------ INFORMATION SHOWN ------

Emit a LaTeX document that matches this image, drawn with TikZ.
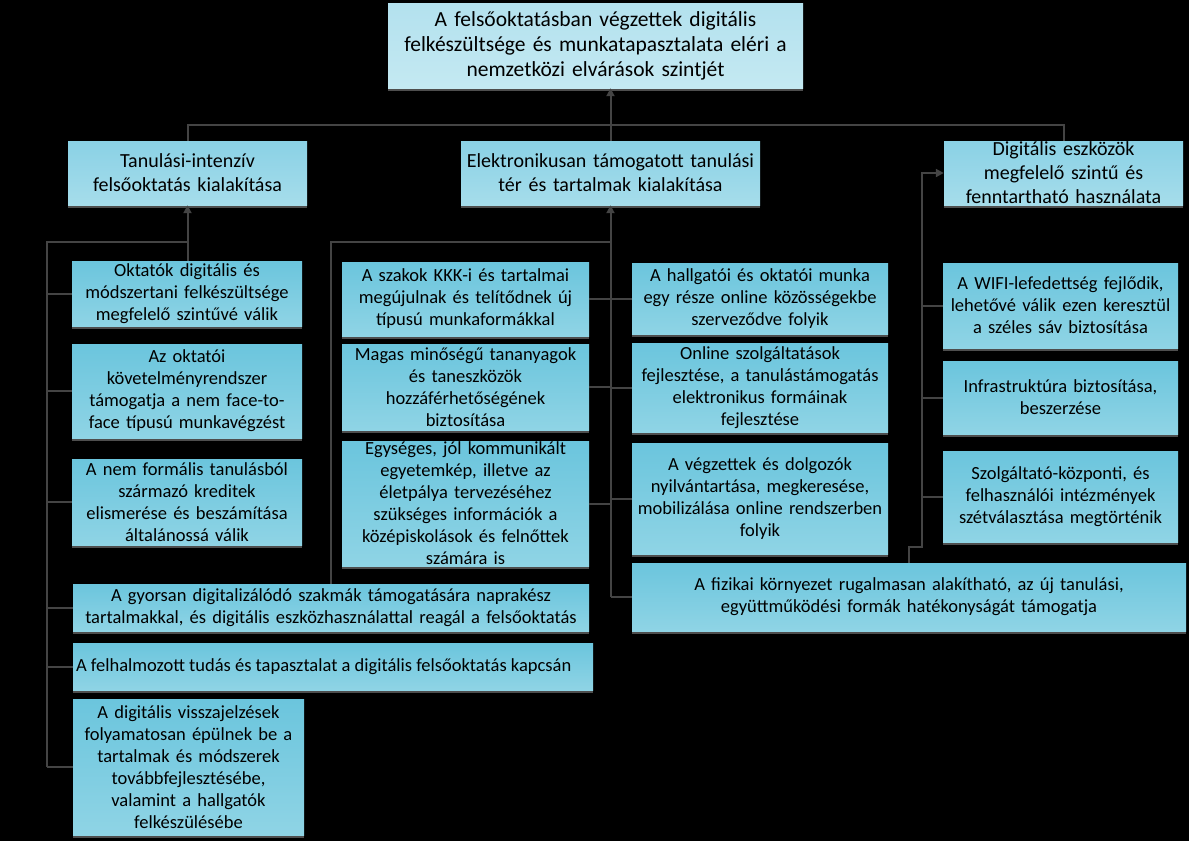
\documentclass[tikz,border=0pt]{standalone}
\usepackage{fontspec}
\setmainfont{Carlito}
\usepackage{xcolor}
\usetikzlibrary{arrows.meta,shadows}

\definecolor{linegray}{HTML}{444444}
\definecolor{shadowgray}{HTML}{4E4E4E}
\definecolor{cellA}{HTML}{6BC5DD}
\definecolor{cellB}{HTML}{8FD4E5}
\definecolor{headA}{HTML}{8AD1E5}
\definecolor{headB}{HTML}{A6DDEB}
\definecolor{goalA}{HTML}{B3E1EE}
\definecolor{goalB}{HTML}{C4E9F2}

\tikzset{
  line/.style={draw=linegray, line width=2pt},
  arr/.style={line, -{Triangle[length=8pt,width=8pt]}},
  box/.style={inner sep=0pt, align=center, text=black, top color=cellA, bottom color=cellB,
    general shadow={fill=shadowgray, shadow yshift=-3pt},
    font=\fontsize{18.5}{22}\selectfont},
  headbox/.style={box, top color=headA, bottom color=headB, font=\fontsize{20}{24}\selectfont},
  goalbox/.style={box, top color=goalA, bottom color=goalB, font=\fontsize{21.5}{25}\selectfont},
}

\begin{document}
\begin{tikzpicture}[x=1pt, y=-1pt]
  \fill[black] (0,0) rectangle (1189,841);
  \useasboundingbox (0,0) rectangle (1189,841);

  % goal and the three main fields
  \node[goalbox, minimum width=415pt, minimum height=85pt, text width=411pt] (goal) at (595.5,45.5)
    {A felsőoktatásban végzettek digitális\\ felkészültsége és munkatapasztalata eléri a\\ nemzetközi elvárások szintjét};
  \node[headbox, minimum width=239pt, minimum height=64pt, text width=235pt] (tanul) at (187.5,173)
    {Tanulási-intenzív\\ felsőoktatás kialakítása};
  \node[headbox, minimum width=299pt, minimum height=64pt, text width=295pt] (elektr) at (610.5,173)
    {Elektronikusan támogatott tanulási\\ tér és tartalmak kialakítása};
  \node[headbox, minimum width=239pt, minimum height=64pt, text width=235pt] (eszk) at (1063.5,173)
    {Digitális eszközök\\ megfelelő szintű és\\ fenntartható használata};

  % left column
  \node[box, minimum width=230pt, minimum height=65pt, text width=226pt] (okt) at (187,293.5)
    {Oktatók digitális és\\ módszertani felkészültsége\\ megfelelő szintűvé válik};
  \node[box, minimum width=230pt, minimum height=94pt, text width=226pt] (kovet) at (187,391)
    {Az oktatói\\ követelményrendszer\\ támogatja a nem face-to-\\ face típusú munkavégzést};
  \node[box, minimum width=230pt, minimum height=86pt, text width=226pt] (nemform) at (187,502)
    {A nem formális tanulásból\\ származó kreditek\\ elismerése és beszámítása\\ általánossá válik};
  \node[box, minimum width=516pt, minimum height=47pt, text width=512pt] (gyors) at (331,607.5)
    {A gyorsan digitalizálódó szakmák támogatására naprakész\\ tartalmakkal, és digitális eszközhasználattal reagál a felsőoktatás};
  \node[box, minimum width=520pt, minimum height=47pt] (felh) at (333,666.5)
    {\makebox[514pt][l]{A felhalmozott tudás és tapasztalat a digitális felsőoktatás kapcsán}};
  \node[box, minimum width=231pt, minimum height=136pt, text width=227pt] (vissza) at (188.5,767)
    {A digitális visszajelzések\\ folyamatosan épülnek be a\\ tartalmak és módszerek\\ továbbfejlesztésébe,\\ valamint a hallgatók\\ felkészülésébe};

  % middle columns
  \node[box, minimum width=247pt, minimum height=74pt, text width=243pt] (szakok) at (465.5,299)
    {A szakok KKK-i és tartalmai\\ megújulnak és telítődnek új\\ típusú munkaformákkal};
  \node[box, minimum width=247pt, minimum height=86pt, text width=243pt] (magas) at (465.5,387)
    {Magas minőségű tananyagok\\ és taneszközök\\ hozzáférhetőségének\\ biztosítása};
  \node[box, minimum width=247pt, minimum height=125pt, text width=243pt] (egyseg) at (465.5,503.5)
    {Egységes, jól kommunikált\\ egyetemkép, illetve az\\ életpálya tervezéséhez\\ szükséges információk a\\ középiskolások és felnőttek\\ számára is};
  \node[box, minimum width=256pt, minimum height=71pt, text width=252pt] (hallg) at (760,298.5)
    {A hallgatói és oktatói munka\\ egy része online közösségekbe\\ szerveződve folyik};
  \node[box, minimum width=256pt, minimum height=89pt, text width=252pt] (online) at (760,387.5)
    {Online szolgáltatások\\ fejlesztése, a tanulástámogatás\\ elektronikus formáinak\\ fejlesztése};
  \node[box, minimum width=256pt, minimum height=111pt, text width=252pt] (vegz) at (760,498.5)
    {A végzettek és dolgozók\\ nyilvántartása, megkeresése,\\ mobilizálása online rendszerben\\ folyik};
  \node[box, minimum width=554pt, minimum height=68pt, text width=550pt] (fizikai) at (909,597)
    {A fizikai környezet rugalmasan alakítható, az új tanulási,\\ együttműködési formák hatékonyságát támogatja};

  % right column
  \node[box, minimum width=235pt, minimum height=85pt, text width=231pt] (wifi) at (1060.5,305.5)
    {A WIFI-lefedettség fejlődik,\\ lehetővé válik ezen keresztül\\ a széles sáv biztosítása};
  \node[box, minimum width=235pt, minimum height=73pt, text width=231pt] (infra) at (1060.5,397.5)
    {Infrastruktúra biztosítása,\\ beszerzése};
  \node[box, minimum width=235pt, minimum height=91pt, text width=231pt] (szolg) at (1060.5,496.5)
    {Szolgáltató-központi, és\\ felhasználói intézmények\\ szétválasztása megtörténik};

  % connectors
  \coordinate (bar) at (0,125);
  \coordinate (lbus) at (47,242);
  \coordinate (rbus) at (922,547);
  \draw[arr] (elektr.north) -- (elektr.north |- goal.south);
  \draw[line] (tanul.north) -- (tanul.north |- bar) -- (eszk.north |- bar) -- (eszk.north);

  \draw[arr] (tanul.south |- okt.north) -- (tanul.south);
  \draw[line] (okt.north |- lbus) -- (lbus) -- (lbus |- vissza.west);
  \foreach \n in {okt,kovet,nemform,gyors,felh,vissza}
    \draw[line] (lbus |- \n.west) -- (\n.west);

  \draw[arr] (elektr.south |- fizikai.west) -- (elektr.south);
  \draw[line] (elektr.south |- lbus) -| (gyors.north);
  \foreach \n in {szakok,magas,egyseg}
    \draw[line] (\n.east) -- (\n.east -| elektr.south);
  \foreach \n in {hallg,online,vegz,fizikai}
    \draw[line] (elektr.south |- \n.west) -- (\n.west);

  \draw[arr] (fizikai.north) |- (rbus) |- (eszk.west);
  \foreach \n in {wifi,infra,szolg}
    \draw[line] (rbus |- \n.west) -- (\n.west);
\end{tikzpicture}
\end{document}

------

-- TO DO --
Return the material exactly as given, apart from the pictures.

-- ANSWER TO THIS PROBLEM --
Emit a LaTeX document that matches this image, drawn with TikZ.
\documentclass[tikz,border=0pt]{standalone}
\usepackage{fontspec}
\setmainfont{Carlito}
\usepackage{xcolor}
\usetikzlibrary{arrows.meta,shadows}

\definecolor{linegray}{HTML}{444444}
\definecolor{shadowgray}{HTML}{4E4E4E}
\definecolor{cellA}{HTML}{6BC5DD}
\definecolor{cellB}{HTML}{8FD4E5}
\definecolor{headA}{HTML}{8AD1E5}
\definecolor{headB}{HTML}{A6DDEB}
\definecolor{goalA}{HTML}{B3E1EE}
\definecolor{goalB}{HTML}{C4E9F2}

\tikzset{
  line/.style={draw=linegray, line width=2pt},
  arr/.style={line, -{Triangle[length=8pt,width=8pt]}},
  box/.style={inner sep=0pt, align=center, text=black, top color=cellA, bottom color=cellB,
    general shadow={fill=shadowgray, shadow yshift=-3pt},
    font=\fontsize{18.5}{22}\selectfont},
  headbox/.style={box, top color=headA, bottom color=headB, font=\fontsize{20}{24}\selectfont},
  goalbox/.style={box, top color=goalA, bottom color=goalB, font=\fontsize{21.5}{25}\selectfont},
}

\begin{document}
\begin{tikzpicture}[x=1pt, y=-1pt]
  \fill[black] (0,0) rectangle (1189,841);
  \useasboundingbox (0,0) rectangle (1189,841);

  % goal and the three main fields
  \node[goalbox, minimum width=415pt, minimum height=85pt, text width=411pt] (goal) at (595.5,45.5)
    {A felsőoktatásban végzettek digitális\\ felkészültsége és munkatapasztalata eléri a\\ nemzetközi elvárások szintjét};
  \node[headbox, minimum width=239pt, minimum height=64pt, text width=235pt] (tanul) at (187.5,173)
    {Tanulási-intenzív\\ felsőoktatás kialakítása};
  \node[headbox, minimum width=299pt, minimum height=64pt, text width=295pt] (elektr) at (610.5,173)
    {Elektronikusan támogatott tanulási\\ tér és tartalmak kialakítása};
  \node[headbox, minimum width=239pt, minimum height=64pt, text width=235pt] (eszk) at (1063.5,173)
    {Digitális eszközök\\ megfelelő szintű és\\ fenntartható használata};

  % left column
  \node[box, minimum width=230pt, minimum height=65pt, text width=226pt] (okt) at (187,293.5)
    {Oktatók digitális és\\ módszertani felkészültsége\\ megfelelő szintűvé válik};
  \node[box, minimum width=230pt, minimum height=94pt, text width=226pt] (kovet) at (187,391)
    {Az oktatói\\ követelményrendszer\\ támogatja a nem face-to-\\ face típusú munkavégzést};
  \node[box, minimum width=230pt, minimum height=86pt, text width=226pt] (nemform) at (187,502)
    {A nem formális tanulásból\\ származó kreditek\\ elismerése és beszámítása\\ általánossá válik};
  \node[box, minimum width=516pt, minimum height=47pt, text width=512pt] (gyors) at (331,607.5)
    {A gyorsan digitalizálódó szakmák támogatására naprakész\\ tartalmakkal, és digitális eszközhasználattal reagál a felsőoktatás};
  \node[box, minimum width=520pt, minimum height=47pt] (felh) at (333,666.5)
    {\makebox[514pt][l]{A felhalmozott tudás és tapasztalat a digitális felsőoktatás kapcsán}};
  \node[box, minimum width=231pt, minimum height=136pt, text width=227pt] (vissza) at (188.5,767)
    {A digitális visszajelzések\\ folyamatosan épülnek be a\\ tartalmak és módszerek\\ továbbfejlesztésébe,\\ valamint a hallgatók\\ felkészülésébe};

  % middle columns
  \node[box, minimum width=247pt, minimum height=74pt, text width=243pt] (szakok) at (465.5,299)
    {A szakok KKK-i és tartalmai\\ megújulnak és telítődnek új\\ típusú munkaformákkal};
  \node[box, minimum width=247pt, minimum height=86pt, text width=243pt] (magas) at (465.5,387)
    {Magas minőségű tananyagok\\ és taneszközök\\ hozzáférhetőségének\\ biztosítása};
  \node[box, minimum width=247pt, minimum height=125pt, text width=243pt] (egyseg) at (465.5,503.5)
    {Egységes, jól kommunikált\\ egyetemkép, illetve az\\ életpálya tervezéséhez\\ szükséges információk a\\ középiskolások és felnőttek\\ számára is};
  \node[box, minimum width=256pt, minimum height=71pt, text width=252pt] (hallg) at (760,298.5)
    {A hallgatói és oktatói munka\\ egy része online közösségekbe\\ szerveződve folyik};
  \node[box, minimum width=256pt, minimum height=89pt, text width=252pt] (online) at (760,387.5)
    {Online szolgáltatások\\ fejlesztése, a tanulástámogatás\\ elektronikus formáinak\\ fejlesztése};
  \node[box, minimum width=256pt, minimum height=111pt, text width=252pt] (vegz) at (760,498.5)
    {A végzettek és dolgozók\\ nyilvántartása, megkeresése,\\ mobilizálása online rendszerben\\ folyik};
  \node[box, minimum width=554pt, minimum height=68pt, text width=550pt] (fizikai) at (909,597)
    {A fizikai környezet rugalmasan alakítható, az új tanulási,\\ együttműködési formák hatékonyságát támogatja};

  % right column
  \node[box, minimum width=235pt, minimum height=85pt, text width=231pt] (wifi) at (1060.5,305.5)
    {A WIFI-lefedettség fejlődik,\\ lehetővé válik ezen keresztül\\ a széles sáv biztosítása};
  \node[box, minimum width=235pt, minimum height=73pt, text width=231pt] (infra) at (1060.5,397.5)
    {Infrastruktúra biztosítása,\\ beszerzése};
  \node[box, minimum width=235pt, minimum height=91pt, text width=231pt] (szolg) at (1060.5,496.5)
    {Szolgáltató-központi, és\\ felhasználói intézmények\\ szétválasztása megtörténik};

  % connectors
  \coordinate (bar) at (0,125);
  \coordinate (lbus) at (47,242);
  \coordinate (rbus) at (922,547);
  \draw[arr] (elektr.north) -- (elektr.north |- goal.south);
  \draw[line] (tanul.north) -- (tanul.north |- bar) -- (eszk.north |- bar) -- (eszk.north);

  \draw[arr] (tanul.south |- okt.north) -- (tanul.south);
  \draw[line] (okt.north |- lbus) -- (lbus) -- (lbus |- vissza.west);
  \foreach \n in {okt,kovet,nemform,gyors,felh,vissza}
    \draw[line] (lbus |- \n.west) -- (\n.west);

  \draw[arr] (elektr.south |- fizikai.west) -- (elektr.south);
  \draw[line] (elektr.south |- lbus) -| (gyors.north);
  \foreach \n in {szakok,magas,egyseg}
    \draw[line] (\n.east) -- (\n.east -| elektr.south);
  \foreach \n in {hallg,online,vegz,fizikai}
    \draw[line] (elektr.south |- \n.west) -- (\n.west);

  \draw[arr] (fizikai.north) |- (rbus) |- (eszk.west);
  \foreach \n in {wifi,infra,szolg}
    \draw[line] (rbus |- \n.west) -- (\n.west);
\end{tikzpicture}
\end{document}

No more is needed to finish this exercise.